Will Self-Driving Cars Drive Insurers Out of Business?

If the futurists are right in their predictions, auto accidents may be a thing of the past. A recent report from McKinsey & Company, reported in The Wall Street Journal, states that the rise of self-driving cars could potentially eliminate 90% of auto accidents in the United States – not only saving thousands of lives, but preventing up to $190 billion in damages and annual health-costs.

We’re already inching our way to this new mode of transportation, the report adds. “In the 2014 model year, 1.4% of new vehicles had adaptive cruise control, up from 1.1% in 2013; 8.4% had lane-departure prevention technology, compared with 3.4%; and 10.1% had blind-spot alert, compared with 6.3% the prior model year.” Currently, it looks like self-driving cars will become somewhat commonplace in about 15 to 20 years.

The idea that auto accidents will be almost obsolete is a nice thought. Of course, even the best predictions don’t always pan out. And remember, robots still make their share of mistakes, too. All that is needed is a faulty or incompatible software patch or update. (These glitches do happen from time to time, don’t they?) Tellingly, the McKinsey report “predicts that insurance companies will shift their focus to technical failures and away from driver risk profiles over time.”
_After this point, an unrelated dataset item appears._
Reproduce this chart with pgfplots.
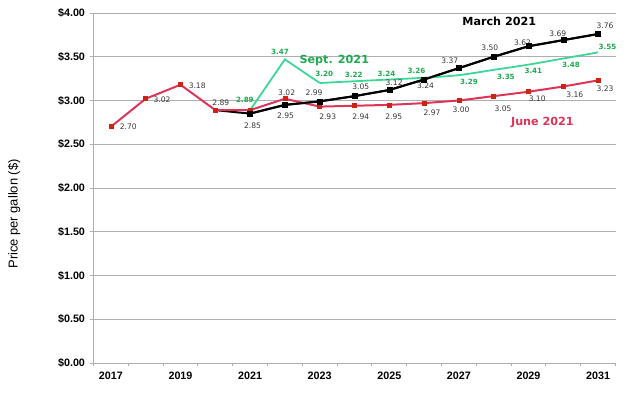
\documentclass[border=0pt]{standalone}
\usepackage{pgfplots}
\pgfplotsset{compat=1.18}
\usepackage{fontspec}
\setmainfont{Liberation Sans}
\newfontfamily\dv{DejaVu Sans}
\definecolor{junered}{RGB}{222,52,88}
\definecolor{junemark}{RGB}{205,35,20}
\definecolor{septgreen}{RGB}{60,215,150}
\definecolor{septtext}{RGB}{30,170,80}
\definecolor{gridgray}{RGB}{175,175,175}
\definecolor{lblgray}{RGB}{55,55,55}
\tikzset{
  lbl/.style={font=\dv\fontsize{7.6}{8}\selectfont, text=lblgray, inner sep=0pt},
  glbl/.style={font=\dv\bfseries\fontsize{7.2}{8}\selectfont, text=septtext, inner sep=0pt},
}
\begin{document}
\begin{tikzpicture}
\begin{axis}[
  scale only axis,
  width=522bp, height=350bp,
  xmin=2016.5, xmax=2031.5,
  ymin=0, ymax=4,
  axis x line*=bottom, axis y line*=left,
  axis line style={gridgray, line width=0.9pt},
  xtick={2017,2019,2021,2023,2025,2027,2029,2031},
  xticklabels={2017,2019,2021,2023,2025,2027,2029,2031},
  major x tick style={draw=none},
  minor xtick={2016.5,2017.5,...,2031.5},
  minor x tick style={gridgray, line width=0.8pt},
  minor tick length=3.5bp,
  ytick={0,0.5,...,4},
  yticklabels={\$0.00,\$0.50,\$1.00,\$1.50,\$2.00,\$2.50,\$3.00,\$3.50,\$4.00},
  major y tick style={gridgray, line width=0.8pt},
  major tick length=4bp,
  tick align=outside,
  ymajorgrids,
  major grid style={gridgray, line width=0.9pt},
  tick label style={font=\bfseries\fontsize{10.8}{12}\selectfont},
  xticklabel style={yshift=-1bp},
  yticklabel style={xshift=-1bp},
  ylabel={Price per gallon (\$)},
  ylabel style={at={(axis description cs:-0.152,0.426)}, anchor=center, font=\fontsize{13}{15}\selectfont},
  clip=false,
]
% March 2021 line (first segment under June markers)
\addplot[black, line width=2pt, mark=square*, mark size=2.5bp, mark indices={2,...,12}, mark options={fill=black, line width=0.5pt}] coordinates {
(2020,2.89) (2021,2.85) (2022,2.95) (2023,2.99) (2024,3.05) (2025,3.12) (2026,3.24) (2027,3.37) (2028,3.50) (2029,3.62) (2030,3.69) (2031,3.76)};
% June 2021
\addplot[junered, line width=2pt, mark=square*, mark size=2bp, mark options={fill=junemark, draw=junemark, line width=0.5pt}] coordinates {
(2017,2.70) (2018,3.02) (2019,3.18) (2020,2.89) (2021,2.89) (2022,3.02) (2023,2.93) (2024,2.94) (2025,2.95) (2026,2.97) (2027,3.00) (2028,3.05) (2029,3.10) (2030,3.16) (2031,3.23)};
% Sept 2021
\addplot[septgreen, line width=1.8pt] coordinates {(2021,2.89) (2022,3.47) (2023,3.20)};
\addplot[septgreen, line width=1.8pt, smooth] coordinates {
(2023,3.20) (2024,3.22) (2025,3.24) (2026,3.26) (2027,3.29) (2028,3.35) (2029,3.41) (2030,3.48) (2031,3.55)};
% March 2021 again on top from 2021 onward
\addplot[black, line width=2pt, mark=square*, mark size=2.5bp, mark options={fill=black, line width=0.5pt}] coordinates {
(2021,2.85) (2022,2.95) (2023,2.99) (2024,3.05) (2025,3.12) (2026,3.24) (2027,3.37) (2028,3.50) (2029,3.62) (2030,3.69) (2031,3.76)};
% June labels
\node[lbl] at (axis cs:2017.50,2.70) {2.70};
\node[lbl] at (axis cs:2018.47,3.01) {3.02};
\node[lbl] at (axis cs:2019.48,3.17) {3.18};
\node[lbl] at (axis cs:2020.16,2.975) {2.89};
\node[lbl] at (axis cs:2022.05,3.09) {3.02};
\node[lbl] at (axis cs:2023.23,2.82) {2.93};
\node[lbl] at (axis cs:2024.18,2.82) {2.94};
\node[lbl] at (axis cs:2025.13,2.82) {2.95};
\node[lbl] at (axis cs:2026.23,2.86) {2.97};
\node[lbl] at (axis cs:2027.06,2.90) {3.00};
\node[lbl] at (axis cs:2028.27,2.91) {3.05};
\node[lbl] at (axis cs:2029.25,3.02) {3.10};
\node[lbl] at (axis cs:2030.33,3.07) {3.16};
\node[lbl] at (axis cs:2031.20,3.13) {3.23};
% March labels
\node[lbl] at (axis cs:2021.07,2.71) {2.85};
\node[lbl] at (axis cs:2022.02,2.83) {2.95};
\node[lbl] at (axis cs:2022.84,3.09) {2.99};
\node[lbl] at (axis cs:2024.18,3.16) {3.05};
\node[lbl] at (axis cs:2025.14,3.20) {3.12};
\node[lbl] at (axis cs:2026.04,3.17) {3.24};
\node[lbl] at (axis cs:2026.74,3.46) {3.37};
\node[lbl] at (axis cs:2027.89,3.60) {3.50};
\node[lbl] at (axis cs:2028.83,3.66) {3.62};
\node[lbl] at (axis cs:2029.84,3.76) {3.69};
\node[lbl] at (axis cs:2031.20,3.855) {3.76};
% Sept labels
\node[glbl] at (axis cs:2020.85,3.006) {2.89};
\node[glbl] at (axis cs:2021.86,3.56) {3.47};
\node[glbl] at (axis cs:2023.13,3.30) {3.20};
\node[glbl] at (axis cs:2023.98,3.29) {3.22};
\node[glbl] at (axis cs:2024.92,3.30) {3.24};
\node[glbl] at (axis cs:2025.78,3.34) {3.26};
\node[glbl] at (axis cs:2027.29,3.21) {3.29};
\node[glbl] at (axis cs:2028.35,3.27) {3.35};
\node[glbl] at (axis cs:2029.14,3.34) {3.41};
\node[glbl] at (axis cs:2030.22,3.41) {3.48};
\node[glbl] at (axis cs:2031.27,3.61) {3.55};
% Series names
\node[font=\dv\bfseries\fontsize{11.2}{12}\selectfont, inner sep=0pt] at (axis cs:2028.16,3.91) {March 2021};
\node[font=\dv\bfseries\fontsize{11.2}{12}\selectfont, text=septtext, inner sep=0pt] at (axis cs:2023.42,3.46) {Sept. 2021};
\node[font=\dv\bfseries\fontsize{11.2}{12}\selectfont, text=junered, inner sep=0pt] at (axis cs:2029.40,2.75) {June 2021};
\end{axis}
\path (current axis.south west) ++(-93.5bp,-32bp) rectangle ++(641bp,395bp);
\end{tikzpicture}
\end{document}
Still, the insurance industry needs to prepare for the changes that the digital economy is bringing. Driverless cars are just one aspect of the rising “Internet of Things” is paving the way for a huge interconnected network of buildings, homes, vehicles and people that provide well-rounded views of the assets insurers are charged with protecting. Big data plays into this picture as well. Just the other day, I learned of a life insurer that no longer administers blood tests to new policyholders, but instead relies on big data already available on individuals to assess any potential risks.

Yes, IoT may in some cases lower risks to the point that insurance may no longer make sense. But ultimately, it means more information and capabilities in the hands of insurers, to better target their efforts and products. Insurers will be fully aware, in real time, if earthquakes, hurricanes, fires or other disasters are impacting policyholders. They will be able to employ data analytics to get better assessments of risks. IoT may drastically alter some lines of business, but greatly enhance others. Stay tuned.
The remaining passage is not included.